‘Master of None’: Inside the ‘Thanksgiving’ Episode and the Possibility of a Third Season
Whether it goes black and white with Italian subtitles for an episode, focuses on characters we’ve never met before or leaves a cliffhanger of an ending to the entire season, it’s easy to say that Season 2 of Netflix’s Master Of None went where most half-hour comedy series never dare to go. But according to the show’s creators, Aziz Ansari (who also stars as aspiring actor, Dev) and Alan Yang, stretching the boundaries within each episode was always a part of their design.
“I think our main thing is we didn’t want the show to have a set template or what to expect of the show,” says Ansari. “We just wanted the show to be more ambitious. The second season of any show, hopefully [and] ideally, you learn what works the first season and you push that further.”
Ansari and Yang were part of a For Your Consideration panel held last week at the UCB Theater in Hollywood moderated by TV Guide Magazine‘s west coast bureau chief, Jim Halterman. Also on the panel were co-stars Lena Waithe (Denise), Kelvin Yu (Brian) and writer (and brother to Ansari), Aniz Ansari.

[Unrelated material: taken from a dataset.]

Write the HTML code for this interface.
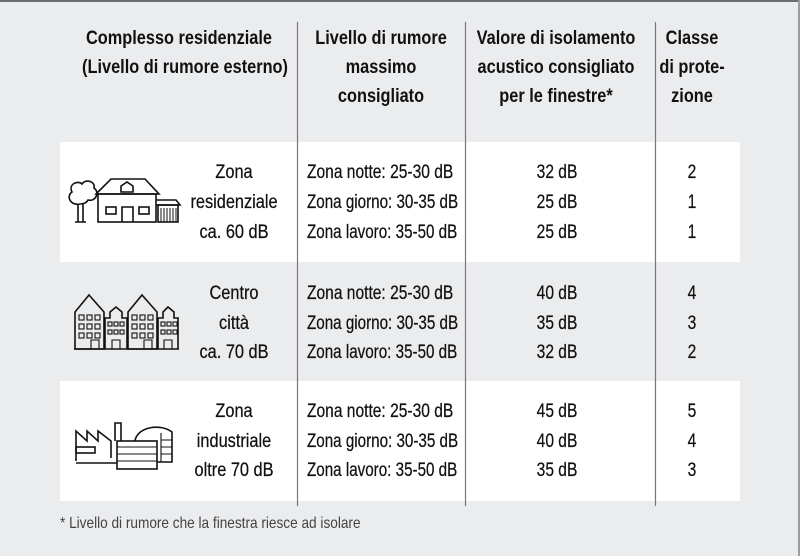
<!DOCTYPE html>
<html><head><meta charset="utf-8"><style>
html,body{margin:0;padding:0;background:#ebecee;}
svg{display:block}
text{font-family:"Liberation Sans",sans-serif;font-size:19px;fill:#111;stroke:#111;stroke-width:0.25;}
.h text{font-weight:bold;stroke-width:0;font-size:19px;}
.f{font-size:15.5px;fill:#444;stroke-width:0;}
.ic{fill:none;stroke:#111;stroke-width:1.6;}
</style></head><body>
<svg width="800" height="556" viewBox="0 0 800 556">
<rect x="0" y="0" width="800" height="556" fill="#ebecee"/>
<rect x="0" y="0" width="800" height="2" fill="#6b6e70"/>
<rect x="798" y="0" width="2" height="556" fill="#9a9da0"/>
<rect x="60" y="142" width="680" height="120" fill="#fff"/>
<rect x="60" y="381" width="680" height="120" fill="#fff"/>
<g stroke="#777" stroke-width="1.2">
<line x1="297.5" y1="22" x2="297.5" y2="506"/>
<line x1="465.5" y1="22" x2="465.5" y2="506"/>
<line x1="655.5" y1="22" x2="655.5" y2="506"/>
</g>
<g text-anchor="middle" class="h">
<text transform="translate(179,44) scale(0.86,1)">Complesso residenziale</text>
<text transform="translate(185,73) scale(0.86,1)">(Livello di rumore esterno)</text>
<text transform="translate(381,44) scale(0.86,1)">Livello di rumore</text>
<text transform="translate(381,73) scale(0.86,1)">massimo</text>
<text transform="translate(381,102) scale(0.86,1)">consigliato</text>
<text transform="translate(556,44) scale(0.86,1)">Valore di isolamento</text>
<text transform="translate(556,73) scale(0.86,1)">acustico consigliato</text>
<text transform="translate(556,102) scale(0.86,1)">per le finestre*</text>
<text transform="translate(692,44) scale(0.86,1)">Classe</text>
<text transform="translate(692,73) scale(0.86,1)">di prote-</text>
<text transform="translate(692,102) scale(0.86,1)">zione</text>
</g>
<g text-anchor="middle">
<text transform="translate(234,178) scale(0.86,1)">Zona</text>
<text transform="translate(234,208) scale(0.86,1)">residenziale</text>
<text transform="translate(234,238) scale(0.86,1)">ca. 60 dB</text>
<text transform="translate(234,299) scale(0.86,1)">Centro</text>
<text transform="translate(234,329) scale(0.86,1)">città</text>
<text transform="translate(234,358) scale(0.86,1)">ca. 70 dB</text>
<text transform="translate(234,417) scale(0.86,1)">Zona</text>
<text transform="translate(234,447) scale(0.86,1)">industriale</text>
<text transform="translate(234,476) scale(0.86,1)">oltre 70 dB</text>
</g>
<g>
<text transform="translate(307,178) scale(0.82,1)">Zona notte: 25-30 dB</text>
<text transform="translate(307,208) scale(0.80,1)">Zona giorno: 30-35 dB</text>
<text transform="translate(307,238) scale(0.80,1)">Zona lavoro: 35-50 dB</text>
<text transform="translate(307,299) scale(0.82,1)">Zona notte: 25-30 dB</text>
<text transform="translate(307,329) scale(0.80,1)">Zona giorno: 30-35 dB</text>
<text transform="translate(307,358) scale(0.80,1)">Zona lavoro: 35-50 dB</text>
<text transform="translate(307,417) scale(0.82,1)">Zona notte: 25-30 dB</text>
<text transform="translate(307,447) scale(0.80,1)">Zona giorno: 30-35 dB</text>
<text transform="translate(307,476) scale(0.80,1)">Zona lavoro: 35-50 dB</text>
</g>
<g text-anchor="middle">
<text transform="translate(557,178) scale(0.82,1)">32 dB</text><text transform="translate(557,208) scale(0.82,1)">25 dB</text><text transform="translate(557,238) scale(0.82,1)">25 dB</text>
<text transform="translate(557,299) scale(0.82,1)">40 dB</text><text transform="translate(557,329) scale(0.82,1)">35 dB</text><text transform="translate(557,358) scale(0.82,1)">32 dB</text>
<text transform="translate(557,417) scale(0.82,1)">45 dB</text><text transform="translate(557,447) scale(0.82,1)">40 dB</text><text transform="translate(557,476) scale(0.82,1)">35 dB</text>
<text transform="translate(692,178) scale(0.82,1)">2</text><text transform="translate(692,208) scale(0.82,1)">1</text><text transform="translate(692,238) scale(0.82,1)">1</text>
<text transform="translate(692,299) scale(0.82,1)">4</text><text transform="translate(692,329) scale(0.82,1)">3</text><text transform="translate(692,358) scale(0.82,1)">2</text>
<text transform="translate(692,417) scale(0.82,1)">5</text><text transform="translate(692,447) scale(0.82,1)">4</text><text transform="translate(692,476) scale(0.82,1)">3</text>
</g>
<text class="f" transform="translate(60,528) scale(0.88,1)">* Livello di rumore che la finestra riesce ad isolare</text>
<g class="ic">
<path d="M78 222 L78 204 M83 222 L83 204 M75 222 L86 222"/>
<path d="M80 204 C70 206 66 196 72 192 C68 184 78 180 82 184 C86 178 96 182 94 188 C100 192 96 202 88 200 C86 204 82 204 80 204Z"/>
<path d="M96 194 L111 179 L145 179 L159 194 Z"/>
<rect x="98" y="194" width="58" height="28"/>
<rect x="106" y="207" width="10" height="7"/><rect x="139" y="207" width="10" height="7"/>
<path d="M122 222 L122 207 L133 207 L133 222"/>
<path d="M121 192 L121 186 L127 182 L133 186 L133 192 Z"/>
<path d="M156 200 L176 200 L180 205 L156 205"/>
<rect x="158" y="205" width="20" height="17"/>
<path d="M161 208 V222 M164 208 V222 M167 208 V222 M170 208 V222 M173 208 V222 M176 208 V222" stroke-width="1"/>
</g>
<g class="ic">
<path d="M75 349 L75 312 L89 295 L104 312 L104 349 Z"/>
<path d="M105 349 L105 318 L110 318 L110 312 L116 307 L122 312 L122 318 L127 318 L127 349"/>
<path d="M128 349 L128 312 L142 295 L157 312 L157 349 Z"/>
<path d="M158 349 L158 318 L163 318 L163 312 L168 307 L174 312 L174 318 L178 318 L178 349"/>
<path d="M74 349 H179"/>
<g stroke-width="1.1">
<rect x="79" y="315" width="5" height="5"/><rect x="87" y="315" width="5" height="5"/><rect x="95" y="315" width="5" height="5"/>
<rect x="79" y="324" width="5" height="5"/><rect x="87" y="324" width="5" height="5"/><rect x="95" y="324" width="5" height="5"/>
<rect x="79" y="333" width="5" height="5"/><rect x="87" y="333" width="5" height="5"/><rect x="95" y="333" width="5" height="5"/>
<rect x="132" y="315" width="5" height="5"/><rect x="140" y="315" width="5" height="5"/><rect x="148" y="315" width="5" height="5"/>
<rect x="132" y="324" width="5" height="5"/><rect x="140" y="324" width="5" height="5"/><rect x="148" y="324" width="5" height="5"/>
<rect x="132" y="333" width="5" height="5"/><rect x="140" y="333" width="5" height="5"/><rect x="148" y="333" width="5" height="5"/>
<rect x="108" y="322" width="4" height="4"/><rect x="114" y="322" width="4" height="4"/><rect x="120" y="322" width="4" height="4"/>
<rect x="108" y="330" width="4" height="4"/><rect x="114" y="330" width="4" height="4"/><rect x="120" y="330" width="4" height="4"/>
<rect x="161" y="322" width="4" height="4"/><rect x="167" y="322" width="4" height="4"/><rect x="173" y="322" width="4" height="4"/>
<rect x="161" y="330" width="4" height="4"/><rect x="167" y="330" width="4" height="4"/><rect x="173" y="330" width="4" height="4"/>
<path d="M112 349 V340 H120 V349 M164 349 V340 H172 V349 M91 349 V340 H99 V349 M144 349 V340 H152 V349"/>
</g>
</g>
<g class="ic">
<path d="M76 461 L76 431 L87 441 L87 431 L98 441 L98 431 L111 441 L111 458"/>
<rect x="76" y="447" width="19" height="6"/>
<path d="M115 441 V423 H121 V441"/>
<path d="M135 441 C137 427 160 423 172 432 L172 462 L157 462"/>
<path d="M161 433 V462 M161 440 H172 M161 447 H172 M161 454 H172" stroke-width="1.1"/>
<rect x="117" y="441" width="40" height="28"/>
<path d="M117 447 H157 M117 454 H157 M117 461 H157" stroke-width="1.1"/>
<path d="M76 463 H117"/>
</g>
</svg>
</body></html>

“Basically, we don’t do any episodes that we we’re not both super excited about,” Yang explained about the creative process with crafting the episodes. “We’ll have all these topics, all these note cards at the beginning of the year—religion, the “New York I love you” episode, whatever Ideas we have—and then we’ll generally have a rough idea of them before we start the writers’ room.”
One of the standout episodes (in a standout season) is “Thanksgiving,” where viewers are taken on a journey through Denise’s past as she realizes she’s gay and, later, when she finally sits down with her mother (played by Academy Award-winner Angela Bassett) to tell her. Waithe, who co-wrote the episode with Aziz Ansari, explained the writing process. “I was writing some very vulnerable, personal s**t,” she said of the autobiographical story told in the episode. “Aziz would leave the room and I’d write the actual coming out scene and then he’d come back and we’d pass the laptop. It was such a great way to write an episode of television.”
Waithe admitted she knew she was carrying the weight on her shoulders for crafting the coming out story.
“I got to spend some time with Angela on set,” she said of the preparation for the big coming out scene. “But I had butterflies in my trailer that morning…I knew that this was something very special, for people of color, in particular. We really are underrepresented on television and I didn’t even realize; we did some research and I might be the first black female character to come out on television so I did not take that lightly and I wanted to make sure that I got it right so that’s where the nerves came from.”
With critical and fan acclaim for its second season, and sensing the show has many more stories to tell, what’s the scoop on a third season?
While there isn’t an official third season pickup yet, “I would just hope that they would not follow the same patterns,” Yu said of what the writers come up with for more episodes. “That’s what’s been so special about the show and why people like it, I think. More than a lot of comedies right now, it feels fresh even after twenty episodes.”